Spain’s economic crisis not only led to a 24.6% unemployment rate and a bust property market, it also shuttered some of Spain’s most important institutions: its restaurants. The land of tapas and late-night cenas has closed 12,000 restaurants since the crisis began in 2008, and the former vanguard of Spanish cuisine have been forced to go downscale, throwing the future of Spanish food production in doubt.
Jose Andres, the eternal optimist and the chef most likely to fashion a whimsical jalopy out of chorizo and olives, thinks otherwise. Hence, he’s partnered with the International Culinary Center in Manhattan as its first Dean of Spanish Studies, and is building a program that will train would-be chefs in the purest form of Spanish cuisine, and not one “bastardized” through fusion with other cuisines.

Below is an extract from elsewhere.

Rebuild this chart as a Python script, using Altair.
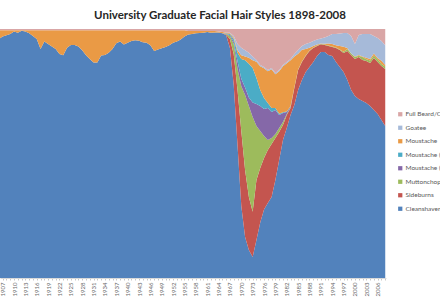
import json
import altair as alt
import pandas as pd

years = list(range(1906, 2009))

label_years = [1907, 1910, 1913, 1916, 1919, 1922, 1925, 1928, 1931, 1934, 1937,
               1940, 1943, 1946, 1949, 1952, 1955, 1958, 1961, 1964, 1967, 1970,
               1973, 1976, 1979, 1982, 1985, 1988, 1991, 1994, 1997, 2000, 2003, 2006]

cleanshaven = [
    96, 97, 97.5, 98, 99, 98.5, 99.3, 99, 98.3, 97.2,
    96, 92, 95, 94, 93, 92, 90, 89.5, 92.5, 93.6,
    93.6, 93, 91.5, 89.5, 88, 86.5, 86.5, 89.4, 89.6, 90.5,
    92, 94.3, 95, 93.8, 94.5, 95.2, 95.5, 95.3, 94.7, 94.5,
    93.5, 91.2, 91.8, 92.3, 92.8, 93.5, 94.5, 95, 95.8, 97,
    97.8, 98, 98.3, 98.4, 98.5, 98.8, 98.5, 98.6, 98.6, 98.3,
    97.5, 92.4, 77.5, 53.4, 28.9, 16.5, 11.2, 8.4, 15.3, 22.3,
    27.5, 30.1, 32.5, 39.4, 47.4, 55.4, 60.2, 65.5, 69.5, 75.5,
    79.5, 82.7, 84.7, 86.7, 89.2, 90.8, 90.8, 89.6, 89.2, 86.7,
    84.7, 82.7, 79.5, 75.5, 73.1, 71.9, 71.1, 70.3, 69.1, 67.5,
    65.9, 63.5, 61]

sideburns = [0] * 60 + [
    0.3, 3.6, 12.5, 22.1, 30.1, 26.9, 21.3, 18.2, 24.1, 21.9,
    20.7, 21.3, 21.3, 16.8, 11.2, 6.0, 5.3, 2.8, 6.8, 8.0,
    7.2, 6.5, 6.5, 5.7, 4.0, 3.1, 2.8, 3.6, 3.6, 5.7,
    6.9, 7.7, 11.7, 14.1, 14.9, 16.9, 16.5, 16.8, 17.2, 20.9,
    20.8, 21.6, 22.9]

muttonchops = [0] * 60 + [
    0.2, 1.2, 4.0, 8.5, 18.0, 30.1, 36.6, 38.1, 21.6, 14.8,
    8.8, 4.0, 2.4, 1.6, 1.6, 1.3, 0.4, 0.3, 0.3, 0.2,
    0.2, 0.2, 0.2, 0.2, 0.2, 0.2, 0.2, 0.2, 0.2, 0.2,
    0.2, 0.5, 0.8, 0.6, 0.8, 0.5, 1.2, 0.8, 1.0, 1.0,
    1.2, 0.8, 1.0]

moustache_purple = [0] * 60 + [
    0.1, 0.4, 1.0, 3.0, 3.0, 3.0, 3.4, 5.8, 8.9, 10.1,
    10.9, 12.9, 10.5, 9.7, 5.3, 3.6, 0.8, 0.3, 0, 0] + [0] * 23

moustache_teal = [0] * 60 + [
    0.2, 0.4, 1.0, 3.5, 8.0, 11.0, 13.5, 13.8, 10.4, 6.4,
    4.4, 2.0, 1.6, 0.8, 0.5, 0.3, 0.2, 0.1, 0, 0] + [0] * 23

moustache = [
    3.5, 2.5, 2, 1.5, 0.5, 1, 0.2, 0.5, 1.2, 2.3,
    3.5, 7.5, 4.5, 5.5, 6.5, 7.5, 9.5, 10, 7, 5.9,
    5.9, 6.5, 8, 10, 11.5, 13, 13, 10.1, 9.9, 9,
    7.5, 5.2, 4.5, 5.7, 5, 4.3, 4, 4.2, 4.8, 5,
    6, 8.3, 7.7, 7.2, 6.7, 6, 5, 4.5, 3.7, 2.5,
    1.4, 1.2, 0.9, 0.8, 0.7, 0.4, 0.7, 0.6, 0.4, 0.5,
    0.2, 0.3, 0.6, 1.0, 1.5, 1.5, 2.5, 3.2, 6.5, 9.5,
    11.9, 12.7, 15.5, 13.5, 17.0, 18.4, 19.3, 18.5, 12.4, 6.4,
    4.8, 2.6, 1.1, 0.6, 0.4, 0.1, 0.3, 0.8, 1.0, 0.9,
    1.4, 2.0, 0.4, 0.0, 0.2, 0.3, 0.2, 0.6, 0.7, 0.8,
    0.5, 1.3, 0.6]

goatee = [0] * 60 + [
    0, 0.2, 0.6, 2.5, 3.0, 2.5, 2.0, 1.5, 0.8, 0.5,
    0.5, 0.5, 0.5, 0.5, 0.5, 0.5, 0.5, 0.5, 1.0, 1.5,
    1.5, 2, 2, 2, 2, 2, 2.5, 3, 4, 4.5,
    5, 5.5, 6, 7, 5, 8, 9, 9.5, 10, 7,
    8, 8, 8]

full_beard = [0.5] * 50 + [0.8] * 8 + [1.0, 1.2] + [
    1.5, 1.5, 2.8, 6.0, 7.5, 8.5, 9.5, 11.0, 12.4, 14.5,
    15.3, 16.5, 15.7, 17.7, 16.5, 14.5, 13.3, 12.0, 10.0, 8.4,
    6.8, 6.0, 5.5, 4.8, 4.2, 3.8, 3.4, 2.8, 2.0, 2.0,
    1.8, 1.6, 1.6, 2.8, 6.0, 2.4, 2.0, 2.0, 2.0, 2.8,
    3.6, 4.8, 6.5]

# stacking order bottom -> top
series = [
    ("Cleanshaven", cleanshaven, "#5282BC"),
    ("Sideburns", sideburns, "#C4554F"),
    ("Muttonchops", muttonchops, "#9DBB5C"),
    ("Moustache (Pencil)", moustache_purple, "#8568A8"),
    ("Moustache (Handlebar)", moustache_teal, "#4BACC6"),
    ("Moustache", moustache, "#EA9A45"),
    ("Goatee", goatee, "#A6BAD9"),
    ("Full Beard/Chin Curtain", full_beard, "#D9A6A6"),
]

rows = []
for rank, (name, vals, _) in enumerate(series):
    for y, v in zip(years, vals):
        rows.append({"year": y, "style": name, "value": v, "rank": rank})
df = pd.DataFrame(rows)

legend_order = [s[0] for s in reversed(series)]
legend_colors = [s[2] for s in reversed(series)]

label_expr = "indexof(" + json.dumps(label_years) + ", datum.value) >= 0 ? datum.label : ''"

chart = alt.Chart(df).mark_area(clip=True, interpolate="linear").encode(
    x=alt.X("year:Q",
            scale=alt.Scale(domain=[1906.3, 2008.2], nice=False, zero=False),
            axis=alt.Axis(values=years[1:], labelExpr=label_expr, format="d",
                          labelAngle=270, labelFontSize=6, labelColor="#6a6a6a",
                          labelFont="Lato", labelPadding=2, tickSize=2,
                          tickColor="#C8C8C8", domainColor="#D9D9D9",
                          grid=False, title=None, labelOverlap=False,
                          labelFlush=False)),
    y=alt.Y("value:Q", stack="normalize", axis=None),
    color=alt.Color("style:N",
                    scale=alt.Scale(domain=legend_order, range=legend_colors),
                    legend=alt.Legend(orient="none", legendX=397, legendY=82,
                                      title=None, symbolType="square",
                                      symbolSize=18, symbolStrokeWidth=0,
                                      labelFontSize=6.5, labelFont="Lato",
                                      labelColor="#595959", rowPadding=6.5,
                                      labelOffset=2)),
    order=alt.Order("rank:Q", sort="ascending"),
).properties(
    width=386,
    height=249,
    autosize=alt.AutoSizeParams(type="none"),
    padding={"left": 0, "top": 29, "right": 54, "bottom": 22},
    title=alt.TitleParams(text="University Graduate Facial Hair Styles 1898-2008",
                          font="Lato", fontSize=11.5, fontWeight="bold",
                          color="#262626", anchor="middle", dx=27, offset=11.5,
                          dy=12.5, baseline="alphabetic"),
).configure_view(stroke=None)

chart.save("out.html", embed_options={"renderer": "svg", "actions": False})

How pure is it, New York Times?
Over the next decade, dozens of American cooks schooled in the authentic cooking of Spain and trained in Spanish restaurants, will begin to populate the United States. In due time, hundreds, then thousands, will serve up a cuisine that is not Mexican, or Caribbean, or Latin American, but one faithful to Spain. Not only will they staff a national roster of credibly Spanish restaurants, but they will go on to create new ones. Ultimately, that will ramp up American demand for the wine and products of Spain.
(Thank god that jerk iberico ham hasn’t become a thing in America.)
It’s always been Andres’s life goal to get the program running (as he told the center’s founder Dorothy Cann Hamilton, “We have to do a Spanish school…I’m sorry Italy got to you first“). But with the seemingly endless economic crisis imperiling the farmers and producers of Spain’s food, Andres is steadfast in his goal to “push for the next level of quality in Spanish cuisine.”
“If eventually we create a pool of thousands of people graduating from the program, this opens the possibility of thousands of new American restaurants putting out more authentic cooking,” Mr. Andrés said of the $5 million program, which includes, among other things, a trip to Spain and an “intensive kitchen Spanish program.” (From our own personal experiences, kitchen Spanish includes a lot of swears and putdowns to one’s manhood, regardless of whether one is a man or not. Maybe kitchen Spanish from Spain is different.)